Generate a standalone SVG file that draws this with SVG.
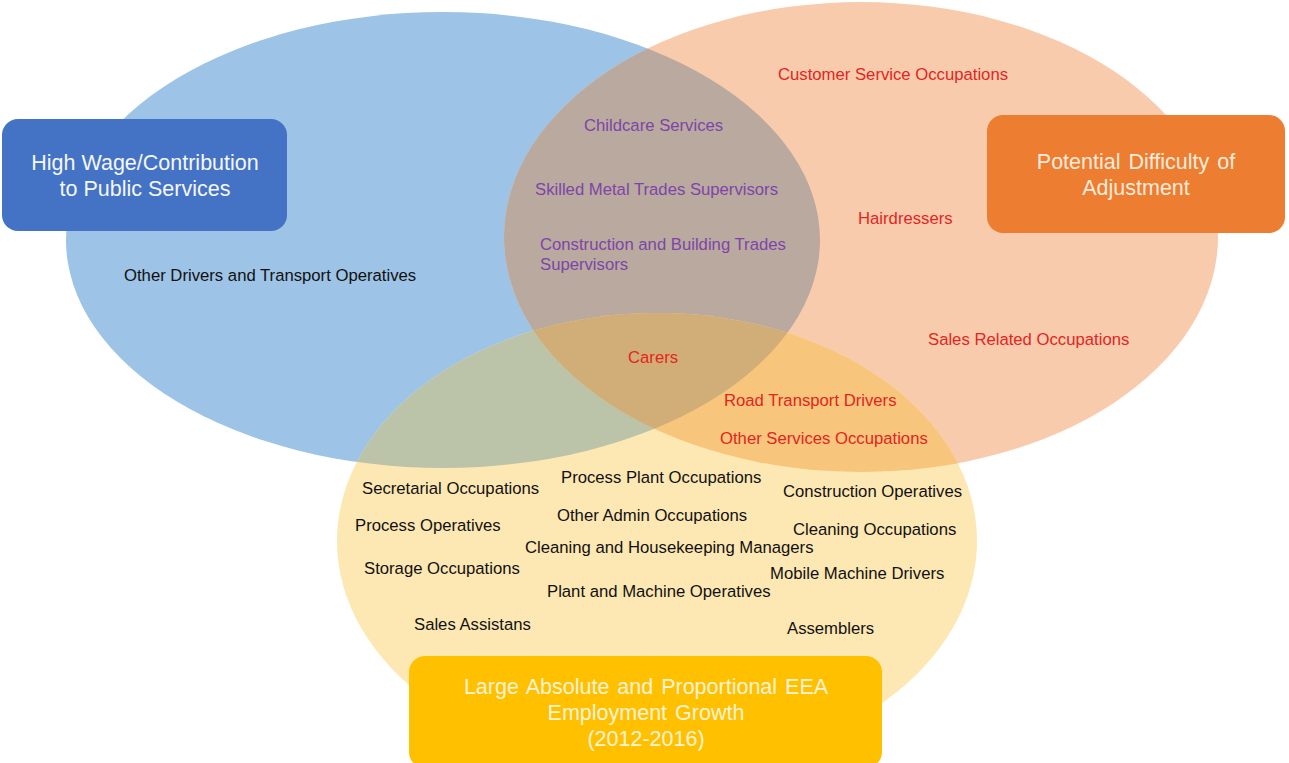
<svg xmlns="http://www.w3.org/2000/svg" width="1289" height="763" viewBox="0 0 1289 763">
  <style>
    .lbl { font-family: "Liberation Sans", Arial, sans-serif; font-size: 16.7px; }
    .blk { fill: #111111; }
    .red { fill: #E3261E; }
    .pur { fill: #7D45A8; }
    .title { font-family: "Liberation Sans", Arial, sans-serif; font-size: 21.5px; text-anchor: middle; word-spacing: 2px; }
  </style>
  <defs>
    <clipPath id="clipBlue"><ellipse cx="443" cy="240" rx="377" ry="228"/></clipPath>
    <clipPath id="clipOrange"><ellipse cx="861" cy="237" rx="357" ry="235"/></clipPath>
    <clipPath id="clipYellow"><ellipse cx="657" cy="541" rx="320" ry="228"/></clipPath>
  </defs>

  <rect width="1289" height="763" fill="#FFFFFF"/>

  <!-- Venn sets -->
  <g id="set-high-wage">
    <ellipse cx="443" cy="240" rx="377" ry="228" fill="#9DC3E6"/>
  </g>
  <g id="set-difficulty">
    <ellipse cx="861" cy="237" rx="357" ry="235" fill="#F8CBAD"/>
  </g>
  <g id="set-growth">
    <ellipse cx="657" cy="541" rx="320" ry="228" fill="#FDE8B3"/>
  </g>

  <!-- Overlap regions -->
  <g id="overlaps">
    <ellipse cx="861" cy="237" rx="357" ry="235" fill="#BAA99F" clip-path="url(#clipBlue)"/>
    <ellipse cx="657" cy="541" rx="320" ry="228" fill="#BBC3A8" clip-path="url(#clipBlue)"/>
    <ellipse cx="657" cy="541" rx="320" ry="228" fill="#F7C57C" clip-path="url(#clipOrange)"/>
    <g clip-path="url(#clipBlue)">
      <ellipse cx="657" cy="541" rx="320" ry="228" fill="#D1AE78" clip-path="url(#clipOrange)"/>
    </g>
  </g>

  <!-- Category headers -->
  <g id="hdr-high-wage">
    <rect x="2" y="119" width="285" height="112" rx="16" fill="#4472C4"/>
    <text class="title" x="145" y="170" fill="#F4F7FC" style="word-spacing:0">High Wage/Contribution</text>
    <text class="title" x="145" y="196" fill="#F4F7FC" style="word-spacing:0">to Public Services</text>
  </g>
  <g id="hdr-difficulty">
    <rect x="987" y="115" width="298" height="118" rx="16" fill="#ED7D31"/>
    <text class="title" x="1136" y="169" fill="#FDEBDC">Potential Difficulty of</text>
    <text class="title" x="1136" y="195" fill="#FDEBDC">Adjustment</text>
  </g>
  <g id="hdr-growth">
    <rect x="409" y="656" width="473" height="112" rx="16" fill="#FFC000"/>
    <text class="title" x="646" y="694" fill="#FFF3D6">Large Absolute and Proportional EEA</text>
    <text class="title" x="646" y="720" fill="#FFF3D6">Employment Growth</text>
    <text class="title" x="646" y="746" fill="#FFF3D6">(2012-2016)</text>
  </g>

  <!-- Occupation labels -->
  <g id="labels" class="lbl">
    <text class="red" x="778" y="80">Customer Service Occupations</text>
    <text class="pur" x="584" y="131">Childcare Services</text>
    <text class="pur" x="535" y="195">Skilled Metal Trades Supervisors</text>
    <text class="pur" x="540" y="250">Construction and Building Trades</text>
    <text class="pur" x="540" y="270">Supervisors</text>
    <text class="red" x="858" y="224">Hairdressers</text>
    <text class="blk" x="124" y="281">Other Drivers and Transport Operatives</text>
    <text class="red" x="928" y="345">Sales Related Occupations</text>
    <text class="red" x="628" y="363">Carers</text>
    <text class="red" x="724" y="406">Road Transport Drivers</text>
    <text class="red" x="720" y="444">Other Services Occupations</text>
    <text class="blk" x="561" y="483">Process Plant Occupations</text>
    <text class="blk" x="362" y="494">Secretarial Occupations</text>
    <text class="blk" x="783" y="497">Construction Operatives</text>
    <text class="blk" x="557" y="521">Other Admin Occupations</text>
    <text class="blk" x="355" y="531">Process Operatives</text>
    <text class="blk" x="793" y="535">Cleaning Occupations</text>
    <text class="blk" x="525" y="553">Cleaning and Housekeeping Managers</text>
    <text class="blk" x="364" y="574">Storage Occupations</text>
    <text class="blk" x="770" y="579">Mobile Machine Drivers</text>
    <text class="blk" x="547" y="597">Plant and Machine Operatives</text>
    <text class="blk" x="414" y="630">Sales Assistans</text>
    <text class="blk" x="787" y="634">Assemblers</text>
  </g>
</svg>
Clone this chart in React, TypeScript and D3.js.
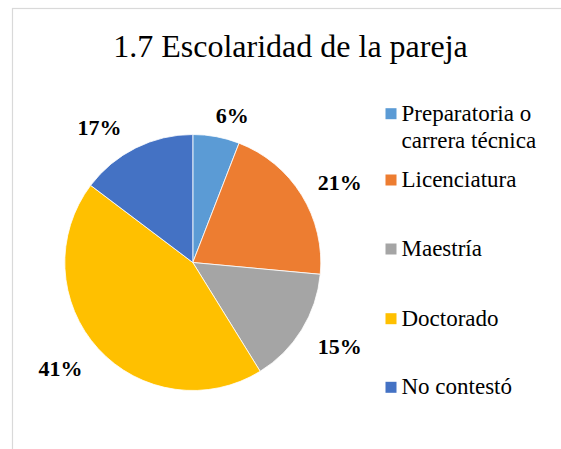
import React from "react";
import * as d3 from "d3";

const categories = [
  "Preparatoria o carrera técnica",
  "Licenciatura",
  "Maestría",
  "Doctorado",
  "No contestó",
];
const counts = [2, 7, 5, 15, 5];
const labelTexts = ["6%", "21%", "15%", "41%", "17%"];
const legendLines = [
  ["Preparatoria o", "carrera técnica"],
  ["Licenciatura"],
  ["Maestría"],
  ["Doctorado"],
  ["No contestó"],
];
const colors = ["#5B9BD5", "#ED7D31", "#A5A5A5", "#FFC000", "#4472C4"];
const title = "1.7 Escolaridad de la pareja";

// layout
const W = 561;
const H = 449;
const cx = 192.8;
const cy = 262.5;
const R = 128;
const labelR = 160;
const labelNudge: [number, number][] = [
  [10, 10],
  [11, 4],
  [11, -1],
  [-14, -2],
  [-22, 8],
];
const legendBaselines = [120.7, 187, 256, 325.7, 394.3];
const FONT = "Liberation Serif";
const textStyle: React.CSSProperties = { fontFamily: FONT };

export default function App() {
  const pie = d3
    .pie<number>()
    .sort(null)
    .value((d) => d)
    .startAngle(0)
    .endAngle(2 * Math.PI);
  const arcs = pie(counts);
  const arc = d3.arc<d3.PieArcDatum<number>>().innerRadius(0).outerRadius(R);
  const labelArc = d3
    .arc<d3.PieArcDatum<number>>()
    .innerRadius(labelR)
    .outerRadius(labelR);

  return (
    <svg
      width={W}
      height={H}
      style={{ position: "absolute", left: 0, top: 0, background: "#fff" }}
    >
      <rect x={0} y={0} width={W} height={H} fill="#fff" />
      <rect
        x={12.5}
        y={8.5}
        width={700}
        height={600}
        fill="#fff"
        stroke="#D9D9D9"
        strokeWidth={1.2}
      />
      <text
        x={290.5}
        y={57.3}
        textAnchor="middle"
        style={{ ...textStyle, fontSize: 32 }}
        fill="#000"
      >
        {title}
      </text>
      <g transform={`translate(${cx},${cy})`}>
        {arcs.map((a, i) => (
          <path
            key={categories[i]}
            d={arc(a) || ""}
            fill={colors[i]}
            stroke="#fff"
            strokeWidth={0.8}
          />
        ))}
        {arcs.map((a, i) => {
          const [x, y] = labelArc.centroid(a);
          return (
            <text
              key={"l" + i}
              x={x + labelNudge[i][0]}
              y={y + 8 + labelNudge[i][1]}
              textAnchor="middle"
              style={{ ...textStyle, fontSize: 22, fontWeight: "bold" }}
              fill="#000"
            >
              {labelTexts[i]}
            </text>
          );
        })}
      </g>
      <g>
        {categories.map((c, i) => (
          <g key={"lg" + c}>
            <rect
              x={385.5}
              y={legendBaselines[i] - 12.5}
              width={11}
              height={11}
              fill={colors[i]}
            />
            <text
              x={401.5}
              y={legendBaselines[i]}
              style={{ ...textStyle, fontSize: 23 }}
              fill="#000"
            >
              {legendLines[i].map((ln, j) => (
                <tspan key={j} x={401.5} dy={j === 0 ? 0 : 27.6}>
                  {ln}
                </tspan>
              ))}
            </text>
          </g>
        ))}
      </g>
    </svg>
  );
}
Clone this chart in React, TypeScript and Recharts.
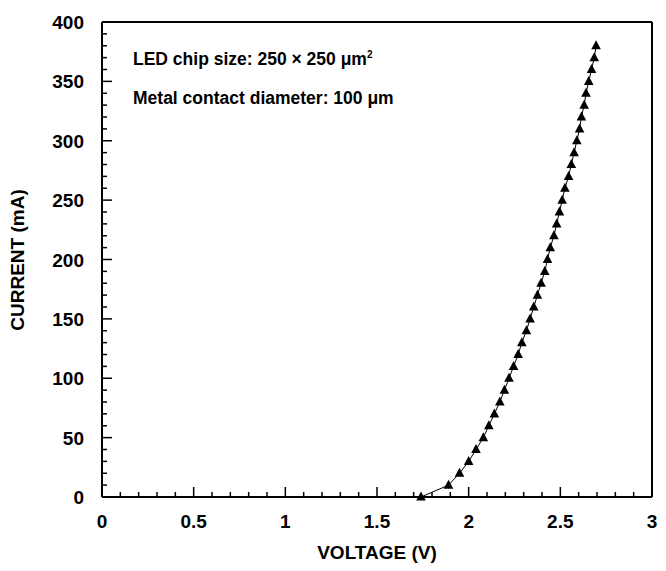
■ ■ ■ ■
What you will do:
Excluding the pictures, reproduce every entry exactly as given.

Solved problem:
Generate a standalone SVG file that draws this with SVG.
<svg xmlns="http://www.w3.org/2000/svg" width="1289" height="763" viewBox="0 0 1289 763">
  <style>
    .lbl { font-family: "Liberation Sans", Arial, sans-serif; font-size: 16.7px; }
    .blk { fill: #111111; }
    .red { fill: #E3261E; }
    .pur { fill: #7D45A8; }
    .title { font-family: "Liberation Sans", Arial, sans-serif; font-size: 21.5px; text-anchor: middle; word-spacing: 2px; }
  </style>
  <defs>
    <clipPath id="clipBlue"><ellipse cx="443" cy="240" rx="377" ry="228"/></clipPath>
    <clipPath id="clipOrange"><ellipse cx="861" cy="237" rx="357" ry="235"/></clipPath>
    <clipPath id="clipYellow"><ellipse cx="657" cy="541" rx="320" ry="228"/></clipPath>
  </defs>

  <rect width="1289" height="763" fill="#FFFFFF"/>

  <!-- Venn sets -->
  <g id="set-high-wage">
    <ellipse cx="443" cy="240" rx="377" ry="228" fill="#9DC3E6"/>
  </g>
  <g id="set-difficulty">
    <ellipse cx="861" cy="237" rx="357" ry="235" fill="#F8CBAD"/>
  </g>
  <g id="set-growth">
    <ellipse cx="657" cy="541" rx="320" ry="228" fill="#FDE8B3"/>
  </g>

  <!-- Overlap regions -->
  <g id="overlaps">
    <ellipse cx="861" cy="237" rx="357" ry="235" fill="#BAA99F" clip-path="url(#clipBlue)"/>
    <ellipse cx="657" cy="541" rx="320" ry="228" fill="#BBC3A8" clip-path="url(#clipBlue)"/>
    <ellipse cx="657" cy="541" rx="320" ry="228" fill="#F7C57C" clip-path="url(#clipOrange)"/>
    <g clip-path="url(#clipBlue)">
      <ellipse cx="657" cy="541" rx="320" ry="228" fill="#D1AE78" clip-path="url(#clipOrange)"/>
    </g>
  </g>

  <!-- Category headers -->
  <g id="hdr-high-wage">
    <rect x="2" y="119" width="285" height="112" rx="16" fill="#4472C4"/>
    <text class="title" x="145" y="170" fill="#F4F7FC" style="word-spacing:0">High Wage/Contribution</text>
    <text class="title" x="145" y="196" fill="#F4F7FC" style="word-spacing:0">to Public Services</text>
  </g>
  <g id="hdr-difficulty">
    <rect x="987" y="115" width="298" height="118" rx="16" fill="#ED7D31"/>
    <text class="title" x="1136" y="169" fill="#FDEBDC">Potential Difficulty of</text>
    <text class="title" x="1136" y="195" fill="#FDEBDC">Adjustment</text>
  </g>
  <g id="hdr-growth">
    <rect x="409" y="656" width="473" height="112" rx="16" fill="#FFC000"/>
    <text class="title" x="646" y="694" fill="#FFF3D6">Large Absolute and Proportional EEA</text>
    <text class="title" x="646" y="720" fill="#FFF3D6">Employment Growth</text>
    <text class="title" x="646" y="746" fill="#FFF3D6">(2012-2016)</text>
  </g>

  <!-- Occupation labels -->
  <g id="labels" class="lbl">
    <text class="red" x="778" y="80">Customer Service Occupations</text>
    <text class="pur" x="584" y="131">Childcare Services</text>
    <text class="pur" x="535" y="195">Skilled Metal Trades Supervisors</text>
    <text class="pur" x="540" y="250">Construction and Building Trades</text>
    <text class="pur" x="540" y="270">Supervisors</text>
    <text class="red" x="858" y="224">Hairdressers</text>
    <text class="blk" x="124" y="281">Other Drivers and Transport Operatives</text>
    <text class="red" x="928" y="345">Sales Related Occupations</text>
    <text class="red" x="628" y="363">Carers</text>
    <text class="red" x="724" y="406">Road Transport Drivers</text>
    <text class="red" x="720" y="444">Other Services Occupations</text>
    <text class="blk" x="561" y="483">Process Plant Occupations</text>
    <text class="blk" x="362" y="494">Secretarial Occupations</text>
    <text class="blk" x="783" y="497">Construction Operatives</text>
    <text class="blk" x="557" y="521">Other Admin Occupations</text>
    <text class="blk" x="355" y="531">Process Operatives</text>
    <text class="blk" x="793" y="535">Cleaning Occupations</text>
    <text class="blk" x="525" y="553">Cleaning and Housekeeping Managers</text>
    <text class="blk" x="364" y="574">Storage Occupations</text>
    <text class="blk" x="770" y="579">Mobile Machine Drivers</text>
    <text class="blk" x="547" y="597">Plant and Machine Operatives</text>
    <text class="blk" x="414" y="630">Sales Assistans</text>
    <text class="blk" x="787" y="634">Assemblers</text>
  </g>
</svg>
Clone this chart in React, TypeScript and D3.js.
import React from "react";
import * as d3 from "d3";

const categories = [
  "Preparatoria o carrera técnica",
  "Licenciatura",
  "Maestría",
  "Doctorado",
  "No contestó",
];
const counts = [2, 7, 5, 15, 5];
const labelTexts = ["6%", "21%", "15%", "41%", "17%"];
const legendLines = [
  ["Preparatoria o", "carrera técnica"],
  ["Licenciatura"],
  ["Maestría"],
  ["Doctorado"],
  ["No contestó"],
];
const colors = ["#5B9BD5", "#ED7D31", "#A5A5A5", "#FFC000", "#4472C4"];
const title = "1.7 Escolaridad de la pareja";

// layout
const W = 561;
const H = 449;
const cx = 192.8;
const cy = 262.5;
const R = 128;
const labelR = 160;
const labelNudge: [number, number][] = [
  [10, 10],
  [11, 4],
  [11, -1],
  [-14, -2],
  [-22, 8],
];
const legendBaselines = [120.7, 187, 256, 325.7, 394.3];
const FONT = "Liberation Serif";
const textStyle: React.CSSProperties = { fontFamily: FONT };

export default function App() {
  const pie = d3
    .pie<number>()
    .sort(null)
    .value((d) => d)
    .startAngle(0)
    .endAngle(2 * Math.PI);
  const arcs = pie(counts);
  const arc = d3.arc<d3.PieArcDatum<number>>().innerRadius(0).outerRadius(R);
  const labelArc = d3
    .arc<d3.PieArcDatum<number>>()
    .innerRadius(labelR)
    .outerRadius(labelR);

  return (
    <svg
      width={W}
      height={H}
      style={{ position: "absolute", left: 0, top: 0, background: "#fff" }}
    >
      <rect x={0} y={0} width={W} height={H} fill="#fff" />
      <rect
        x={12.5}
        y={8.5}
        width={700}
        height={600}
        fill="#fff"
        stroke="#D9D9D9"
        strokeWidth={1.2}
      />
      <text
        x={290.5}
        y={57.3}
        textAnchor="middle"
        style={{ ...textStyle, fontSize: 32 }}
        fill="#000"
      >
        {title}
      </text>
      <g transform={`translate(${cx},${cy})`}>
        {arcs.map((a, i) => (
          <path
            key={categories[i]}
            d={arc(a) || ""}
            fill={colors[i]}
            stroke="#fff"
            strokeWidth={0.8}
          />
        ))}
        {arcs.map((a, i) => {
          const [x, y] = labelArc.centroid(a);
          return (
            <text
              key={"l" + i}
              x={x + labelNudge[i][0]}
              y={y + 8 + labelNudge[i][1]}
              textAnchor="middle"
              style={{ ...textStyle, fontSize: 22, fontWeight: "bold" }}
              fill="#000"
            >
              {labelTexts[i]}
            </text>
          );
        })}
      </g>
      <g>
        {categories.map((c, i) => (
          <g key={"lg" + c}>
            <rect
              x={385.5}
              y={legendBaselines[i] - 12.5}
              width={11}
              height={11}
              fill={colors[i]}
            />
            <text
              x={401.5}
              y={legendBaselines[i]}
              style={{ ...textStyle, fontSize: 23 }}
              fill="#000"
            >
              {legendLines[i].map((ln, j) => (
                <tspan key={j} x={401.5} dy={j === 0 ? 0 : 27.6}>
                  {ln}
                </tspan>
              ))}
            </text>
          </g>
        ))}
      </g>
    </svg>
  );
}
Clone this chart in React, TypeScript and Recharts.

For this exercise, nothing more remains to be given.